Challenge: Find every line of the listing below where "chart" appears, and copy it.

(Records with drawing code)
####################

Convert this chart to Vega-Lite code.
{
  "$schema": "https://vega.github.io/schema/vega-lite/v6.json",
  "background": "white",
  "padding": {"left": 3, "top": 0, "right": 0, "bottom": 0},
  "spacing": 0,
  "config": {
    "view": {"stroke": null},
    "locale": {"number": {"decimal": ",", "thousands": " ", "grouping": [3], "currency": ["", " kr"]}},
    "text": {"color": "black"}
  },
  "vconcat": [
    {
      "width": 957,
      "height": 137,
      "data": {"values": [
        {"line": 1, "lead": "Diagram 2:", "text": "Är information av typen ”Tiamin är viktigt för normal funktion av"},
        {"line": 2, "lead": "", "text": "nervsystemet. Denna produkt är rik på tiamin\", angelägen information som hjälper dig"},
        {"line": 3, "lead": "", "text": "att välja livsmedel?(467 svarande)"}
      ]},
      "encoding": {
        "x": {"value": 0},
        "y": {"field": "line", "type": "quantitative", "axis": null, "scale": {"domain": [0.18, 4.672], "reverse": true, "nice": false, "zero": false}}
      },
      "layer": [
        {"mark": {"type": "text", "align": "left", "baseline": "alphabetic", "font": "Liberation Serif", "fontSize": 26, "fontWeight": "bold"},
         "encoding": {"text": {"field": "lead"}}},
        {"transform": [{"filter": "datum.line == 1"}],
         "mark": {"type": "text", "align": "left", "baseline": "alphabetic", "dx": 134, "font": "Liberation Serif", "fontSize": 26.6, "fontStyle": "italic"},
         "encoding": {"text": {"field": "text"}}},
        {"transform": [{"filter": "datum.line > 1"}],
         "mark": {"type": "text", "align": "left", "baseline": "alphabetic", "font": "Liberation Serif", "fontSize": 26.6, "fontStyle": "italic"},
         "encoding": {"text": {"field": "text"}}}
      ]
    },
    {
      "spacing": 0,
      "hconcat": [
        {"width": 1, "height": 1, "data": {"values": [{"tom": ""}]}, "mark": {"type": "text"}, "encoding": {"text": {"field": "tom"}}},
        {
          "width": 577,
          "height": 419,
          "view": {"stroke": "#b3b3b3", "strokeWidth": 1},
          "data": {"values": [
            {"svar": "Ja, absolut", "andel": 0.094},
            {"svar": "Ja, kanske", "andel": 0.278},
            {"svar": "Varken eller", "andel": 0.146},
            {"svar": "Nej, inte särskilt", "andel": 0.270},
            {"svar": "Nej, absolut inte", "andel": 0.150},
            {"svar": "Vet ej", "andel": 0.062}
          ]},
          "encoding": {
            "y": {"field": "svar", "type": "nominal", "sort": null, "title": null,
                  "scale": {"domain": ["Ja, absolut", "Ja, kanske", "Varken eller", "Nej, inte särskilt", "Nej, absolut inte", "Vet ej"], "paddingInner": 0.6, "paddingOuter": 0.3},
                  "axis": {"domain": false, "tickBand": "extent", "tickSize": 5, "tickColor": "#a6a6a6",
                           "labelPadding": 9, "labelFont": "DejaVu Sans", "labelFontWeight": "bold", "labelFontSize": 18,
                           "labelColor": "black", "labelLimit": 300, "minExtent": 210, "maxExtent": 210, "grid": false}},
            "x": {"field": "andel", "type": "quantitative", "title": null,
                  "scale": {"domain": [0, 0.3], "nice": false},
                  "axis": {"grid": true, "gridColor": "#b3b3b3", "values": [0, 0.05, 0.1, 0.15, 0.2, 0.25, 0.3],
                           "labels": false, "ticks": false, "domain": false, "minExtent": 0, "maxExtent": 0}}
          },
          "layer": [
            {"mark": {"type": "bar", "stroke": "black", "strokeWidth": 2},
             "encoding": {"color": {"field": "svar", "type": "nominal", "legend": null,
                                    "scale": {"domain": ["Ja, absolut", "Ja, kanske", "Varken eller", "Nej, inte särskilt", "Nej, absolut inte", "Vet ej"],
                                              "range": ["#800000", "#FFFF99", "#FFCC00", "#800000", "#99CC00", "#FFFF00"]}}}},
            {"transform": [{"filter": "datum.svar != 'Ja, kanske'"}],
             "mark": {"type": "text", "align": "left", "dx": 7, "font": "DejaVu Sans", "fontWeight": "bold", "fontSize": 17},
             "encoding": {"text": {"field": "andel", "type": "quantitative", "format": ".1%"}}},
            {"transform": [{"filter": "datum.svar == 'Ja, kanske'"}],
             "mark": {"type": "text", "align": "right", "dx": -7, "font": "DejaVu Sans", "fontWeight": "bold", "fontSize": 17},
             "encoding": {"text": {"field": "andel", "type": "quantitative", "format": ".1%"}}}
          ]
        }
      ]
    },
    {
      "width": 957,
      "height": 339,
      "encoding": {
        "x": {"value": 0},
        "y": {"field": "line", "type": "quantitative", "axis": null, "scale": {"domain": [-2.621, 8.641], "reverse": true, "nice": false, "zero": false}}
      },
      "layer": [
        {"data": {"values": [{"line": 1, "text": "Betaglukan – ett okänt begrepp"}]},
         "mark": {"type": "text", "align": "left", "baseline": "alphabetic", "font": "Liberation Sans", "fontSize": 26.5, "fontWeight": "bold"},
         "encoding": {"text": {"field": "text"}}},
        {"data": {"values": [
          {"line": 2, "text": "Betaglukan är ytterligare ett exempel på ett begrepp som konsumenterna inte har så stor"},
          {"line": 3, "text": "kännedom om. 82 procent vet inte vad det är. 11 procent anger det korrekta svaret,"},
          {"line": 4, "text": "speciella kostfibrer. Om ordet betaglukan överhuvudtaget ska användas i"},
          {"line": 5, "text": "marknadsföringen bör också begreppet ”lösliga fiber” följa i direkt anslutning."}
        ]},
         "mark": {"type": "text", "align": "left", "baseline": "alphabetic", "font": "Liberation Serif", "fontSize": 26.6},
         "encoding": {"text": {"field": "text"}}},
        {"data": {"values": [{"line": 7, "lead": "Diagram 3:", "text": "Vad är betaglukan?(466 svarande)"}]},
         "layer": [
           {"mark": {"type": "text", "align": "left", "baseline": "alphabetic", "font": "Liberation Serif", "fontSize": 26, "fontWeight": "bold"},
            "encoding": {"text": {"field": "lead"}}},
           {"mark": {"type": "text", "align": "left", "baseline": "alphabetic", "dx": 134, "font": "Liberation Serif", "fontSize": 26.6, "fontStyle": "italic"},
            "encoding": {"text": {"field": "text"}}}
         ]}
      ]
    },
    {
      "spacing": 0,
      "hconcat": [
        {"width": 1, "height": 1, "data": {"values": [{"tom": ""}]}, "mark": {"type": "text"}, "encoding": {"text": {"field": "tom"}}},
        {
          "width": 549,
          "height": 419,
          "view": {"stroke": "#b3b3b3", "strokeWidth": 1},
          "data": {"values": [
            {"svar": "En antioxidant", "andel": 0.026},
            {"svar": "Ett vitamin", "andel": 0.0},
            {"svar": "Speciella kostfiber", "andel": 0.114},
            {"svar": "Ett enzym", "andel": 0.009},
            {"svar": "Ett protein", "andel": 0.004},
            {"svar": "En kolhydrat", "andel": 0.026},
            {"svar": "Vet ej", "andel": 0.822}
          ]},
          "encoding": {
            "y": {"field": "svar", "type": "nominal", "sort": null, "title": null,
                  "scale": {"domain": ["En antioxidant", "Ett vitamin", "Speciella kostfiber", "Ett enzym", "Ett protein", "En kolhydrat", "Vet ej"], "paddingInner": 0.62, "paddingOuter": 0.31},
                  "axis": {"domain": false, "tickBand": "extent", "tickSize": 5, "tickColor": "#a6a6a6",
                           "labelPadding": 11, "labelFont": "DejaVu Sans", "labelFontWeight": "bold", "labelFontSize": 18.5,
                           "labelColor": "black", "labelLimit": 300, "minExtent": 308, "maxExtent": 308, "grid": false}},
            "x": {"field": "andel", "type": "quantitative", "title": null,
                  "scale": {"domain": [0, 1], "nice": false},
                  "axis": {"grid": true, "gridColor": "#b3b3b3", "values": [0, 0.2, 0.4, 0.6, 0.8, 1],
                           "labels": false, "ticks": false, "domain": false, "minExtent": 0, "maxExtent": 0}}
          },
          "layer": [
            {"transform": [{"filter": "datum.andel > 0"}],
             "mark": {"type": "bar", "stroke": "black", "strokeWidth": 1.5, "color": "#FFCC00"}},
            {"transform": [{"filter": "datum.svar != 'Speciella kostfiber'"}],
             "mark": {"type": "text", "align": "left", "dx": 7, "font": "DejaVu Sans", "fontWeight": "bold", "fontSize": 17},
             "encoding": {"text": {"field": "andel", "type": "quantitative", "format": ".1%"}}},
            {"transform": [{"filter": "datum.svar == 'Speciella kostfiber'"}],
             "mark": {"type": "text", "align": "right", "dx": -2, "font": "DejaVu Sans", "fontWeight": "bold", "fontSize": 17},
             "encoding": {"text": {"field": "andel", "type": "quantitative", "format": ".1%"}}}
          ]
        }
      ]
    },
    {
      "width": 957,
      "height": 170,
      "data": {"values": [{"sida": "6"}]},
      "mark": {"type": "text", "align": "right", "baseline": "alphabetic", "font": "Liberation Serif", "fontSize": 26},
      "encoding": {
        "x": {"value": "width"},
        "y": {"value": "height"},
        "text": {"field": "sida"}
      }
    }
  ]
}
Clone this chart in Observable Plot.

####################

Written solution:
Convert this chart to Vega-Lite code.
Clone this chart in Observable Plot.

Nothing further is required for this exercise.